**Short task**
Omit all pictures. Copy the rest of the material exactly.

**Collected material**
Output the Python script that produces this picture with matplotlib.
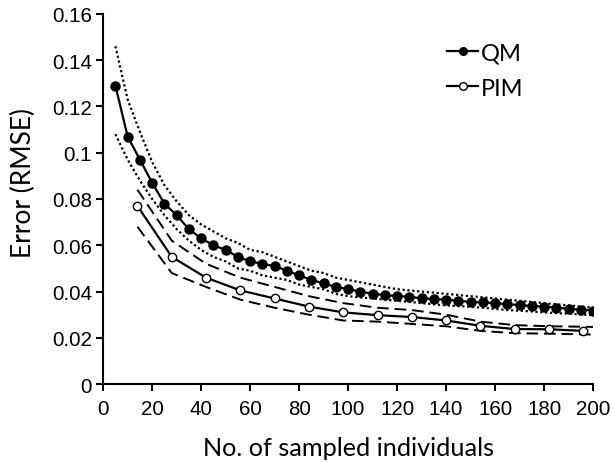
import matplotlib
matplotlib.use("Agg")
import matplotlib.pyplot as plt
import numpy as np

# ----------------------------------------------------------------------------
# Dados
# ----------------------------------------------------------------------------
qm_n = list(range(5, 201, 5))
qm_rmse = [0.129, 0.107, 0.097, 0.087, 0.078, 0.073, 0.067, 0.063, 0.060, 0.058,
           0.055, 0.053, 0.052, 0.051, 0.049, 0.047, 0.045, 0.0435, 0.042, 0.041,
           0.040, 0.039, 0.0385, 0.038, 0.0378, 0.037, 0.0368, 0.0365, 0.036, 0.0355,
           0.0353, 0.035, 0.0345, 0.0342, 0.0337, 0.0335, 0.033, 0.0326, 0.0322, 0.0318]
qm_hi = [0.146, 0.123, 0.109, 0.096, 0.086, 0.079, 0.073, 0.069, 0.066, 0.063,
         0.061, 0.058, 0.057, 0.055, 0.053, 0.051, 0.049, 0.048, 0.046, 0.045,
         0.044, 0.043, 0.042, 0.041, 0.0405, 0.040, 0.0395, 0.039, 0.0385, 0.038,
         0.0375, 0.037, 0.0365, 0.036, 0.0355, 0.035, 0.0345, 0.034, 0.0335, 0.033]
qm_lo = [0.108, 0.097, 0.088, 0.080, 0.073, 0.067, 0.062, 0.058, 0.055, 0.053,
         0.050, 0.049, 0.047, 0.046, 0.045, 0.043, 0.042, 0.041, 0.039, 0.038,
         0.0375, 0.037, 0.0365, 0.036, 0.0355, 0.035, 0.0345, 0.034, 0.0337, 0.0334,
         0.033, 0.0325, 0.032, 0.0317, 0.0314, 0.031, 0.0307, 0.0304, 0.0301, 0.0298]

pim_n = [14, 28, 42, 56, 70, 84, 98, 112, 126, 140, 154, 168, 182, 196]
pim_rmse = [0.077, 0.055, 0.046, 0.0405, 0.037, 0.0335, 0.031, 0.0298, 0.029, 0.0275,
            0.0252, 0.0238, 0.0237, 0.023]
pim_band_n = [14, 28, 42, 56, 70, 84, 98, 112, 126, 140, 154, 168, 182, 196, 200]
pim_hi = [0.084, 0.062, 0.052, 0.046, 0.042, 0.038, 0.035, 0.033, 0.032, 0.030,
          0.027, 0.0255, 0.025, 0.0248, 0.0247]
pim_lo = [0.068, 0.048, 0.042, 0.0365, 0.033, 0.030, 0.0275, 0.027, 0.026, 0.025,
          0.023, 0.022, 0.0218, 0.0215, 0.0214]

x_ticks = list(range(0, 201, 20))
y_ticks = [0, 0.02, 0.04, 0.06, 0.08, 0.1, 0.12, 0.14, 0.16]

# ----------------------------------------------------------------------------
# Plot
# ----------------------------------------------------------------------------
TICK_FONT = "Liberation Sans"
LABEL_FONT = "Lato"

fig = plt.figure(figsize=(6.14, 4.64), dpi=100)
ax = fig.add_axes([0.168, 0.170, 0.798, 0.798])

ax.plot(qm_n, qm_hi, color="black", linestyle=(0, (1, 1.2)), linewidth=1.6, zorder=2)
ax.plot(qm_n, qm_lo, color="black", linestyle=(0, (1, 1.2)), linewidth=1.6, zorder=2)
ax.plot(pim_band_n, pim_hi, color="black", linestyle=(0, (6, 3)), linewidth=1.4, zorder=2)
ax.plot(pim_band_n, pim_lo, color="black", linestyle=(0, (6, 3)), linewidth=1.4, zorder=2)

ax.plot(qm_n, qm_rmse, color="black", linewidth=1.6, marker="o", markersize=6.5,
        markerfacecolor="black", markeredgecolor="black", label="QM", zorder=4)
ax.plot(pim_n, pim_rmse, color="black", linewidth=1.6, marker="o", markersize=6,
        markerfacecolor="white", markeredgecolor="black", markeredgewidth=1.0,
        label="PIM", zorder=4)

ax.set_xlim(0, 200)
ax.set_ylim(0, 0.16)
ax.set_xticks(x_ticks)
ax.set_yticks(y_ticks)
ax.set_xticklabels([f"{v:g}" for v in x_ticks], fontsize=14.8, family=TICK_FONT)
ax.set_yticklabels([f"{v:g}" for v in y_ticks], fontsize=14.8, family=TICK_FONT)
ax.tick_params(direction="out", length=5, width=1.5, color="black")
ax.tick_params(axis="x", pad=6)
ax.tick_params(axis="y", pad=3)

ax.set_xlabel("No. of sampled individuals", fontsize=18.2, family=LABEL_FONT, labelpad=13)
ax.set_ylabel("Error (RMSE)", fontsize=19, family=LABEL_FONT)
ax.yaxis.set_label_coords(-0.138, 0.546)

for side in ("top", "right"):
    ax.spines[side].set_visible(False)
for side in ("left", "bottom"):
    ax.spines[side].set_linewidth(1.5)
    ax.spines[side].set_color("black")

leg = ax.legend(loc="upper right", bbox_to_anchor=(0.9, 0.98), frameon=False,
                handlelength=1.3, handletextpad=0.1, labelspacing=0.6,
                prop={"family": LABEL_FONT, "size": 17})
for h in leg.legend_handles:
    h.set_markersize(5.5)

fig.savefig("out.png", dpi=100)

**Output of the exercise**
Output the Python script that produces this picture with matplotlib.
import matplotlib
matplotlib.use("Agg")
import matplotlib.pyplot as plt
import numpy as np

# ----------------------------------------------------------------------------
# Dados
# ----------------------------------------------------------------------------
qm_n = list(range(5, 201, 5))
qm_rmse = [0.129, 0.107, 0.097, 0.087, 0.078, 0.073, 0.067, 0.063, 0.060, 0.058,
           0.055, 0.053, 0.052, 0.051, 0.049, 0.047, 0.045, 0.0435, 0.042, 0.041,
           0.040, 0.039, 0.0385, 0.038, 0.0378, 0.037, 0.0368, 0.0365, 0.036, 0.0355,
           0.0353, 0.035, 0.0345, 0.0342, 0.0337, 0.0335, 0.033, 0.0326, 0.0322, 0.0318]
qm_hi = [0.146, 0.123, 0.109, 0.096, 0.086, 0.079, 0.073, 0.069, 0.066, 0.063,
         0.061, 0.058, 0.057, 0.055, 0.053, 0.051, 0.049, 0.048, 0.046, 0.045,
         0.044, 0.043, 0.042, 0.041, 0.0405, 0.040, 0.0395, 0.039, 0.0385, 0.038,
         0.0375, 0.037, 0.0365, 0.036, 0.0355, 0.035, 0.0345, 0.034, 0.0335, 0.033]
qm_lo = [0.108, 0.097, 0.088, 0.080, 0.073, 0.067, 0.062, 0.058, 0.055, 0.053,
         0.050, 0.049, 0.047, 0.046, 0.045, 0.043, 0.042, 0.041, 0.039, 0.038,
         0.0375, 0.037, 0.0365, 0.036, 0.0355, 0.035, 0.0345, 0.034, 0.0337, 0.0334,
         0.033, 0.0325, 0.032, 0.0317, 0.0314, 0.031, 0.0307, 0.0304, 0.0301, 0.0298]

pim_n = [14, 28, 42, 56, 70, 84, 98, 112, 126, 140, 154, 168, 182, 196]
pim_rmse = [0.077, 0.055, 0.046, 0.0405, 0.037, 0.0335, 0.031, 0.0298, 0.029, 0.0275,
            0.0252, 0.0238, 0.0237, 0.023]
pim_band_n = [14, 28, 42, 56, 70, 84, 98, 112, 126, 140, 154, 168, 182, 196, 200]
pim_hi = [0.084, 0.062, 0.052, 0.046, 0.042, 0.038, 0.035, 0.033, 0.032, 0.030,
          0.027, 0.0255, 0.025, 0.0248, 0.0247]
pim_lo = [0.068, 0.048, 0.042, 0.0365, 0.033, 0.030, 0.0275, 0.027, 0.026, 0.025,
          0.023, 0.022, 0.0218, 0.0215, 0.0214]

x_ticks = list(range(0, 201, 20))
y_ticks = [0, 0.02, 0.04, 0.06, 0.08, 0.1, 0.12, 0.14, 0.16]

# ----------------------------------------------------------------------------
# Plot
# ----------------------------------------------------------------------------
TICK_FONT = "Liberation Sans"
LABEL_FONT = "Lato"

fig = plt.figure(figsize=(6.14, 4.64), dpi=100)
ax = fig.add_axes([0.168, 0.170, 0.798, 0.798])

ax.plot(qm_n, qm_hi, color="black", linestyle=(0, (1, 1.2)), linewidth=1.6, zorder=2)
ax.plot(qm_n, qm_lo, color="black", linestyle=(0, (1, 1.2)), linewidth=1.6, zorder=2)
ax.plot(pim_band_n, pim_hi, color="black", linestyle=(0, (6, 3)), linewidth=1.4, zorder=2)
ax.plot(pim_band_n, pim_lo, color="black", linestyle=(0, (6, 3)), linewidth=1.4, zorder=2)

ax.plot(qm_n, qm_rmse, color="black", linewidth=1.6, marker="o", markersize=6.5,
        markerfacecolor="black", markeredgecolor="black", label="QM", zorder=4)
ax.plot(pim_n, pim_rmse, color="black", linewidth=1.6, marker="o", markersize=6,
        markerfacecolor="white", markeredgecolor="black", markeredgewidth=1.0,
        label="PIM", zorder=4)

ax.set_xlim(0, 200)
ax.set_ylim(0, 0.16)
ax.set_xticks(x_ticks)
ax.set_yticks(y_ticks)
ax.set_xticklabels([f"{v:g}" for v in x_ticks], fontsize=14.8, family=TICK_FONT)
ax.set_yticklabels([f"{v:g}" for v in y_ticks], fontsize=14.8, family=TICK_FONT)
ax.tick_params(direction="out", length=5, width=1.5, color="black")
ax.tick_params(axis="x", pad=6)
ax.tick_params(axis="y", pad=3)

ax.set_xlabel("No. of sampled individuals", fontsize=18.2, family=LABEL_FONT, labelpad=13)
ax.set_ylabel("Error (RMSE)", fontsize=19, family=LABEL_FONT)
ax.yaxis.set_label_coords(-0.138, 0.546)

for side in ("top", "right"):
    ax.spines[side].set_visible(False)
for side in ("left", "bottom"):
    ax.spines[side].set_linewidth(1.5)
    ax.spines[side].set_color("black")

leg = ax.legend(loc="upper right", bbox_to_anchor=(0.9, 0.98), frameon=False,
                handlelength=1.3, handletextpad=0.1, labelspacing=0.6,
                prop={"family": LABEL_FONT, "size": 17})
for h in leg.legend_handles:
    h.set_markersize(5.5)

fig.savefig("out.png", dpi=100)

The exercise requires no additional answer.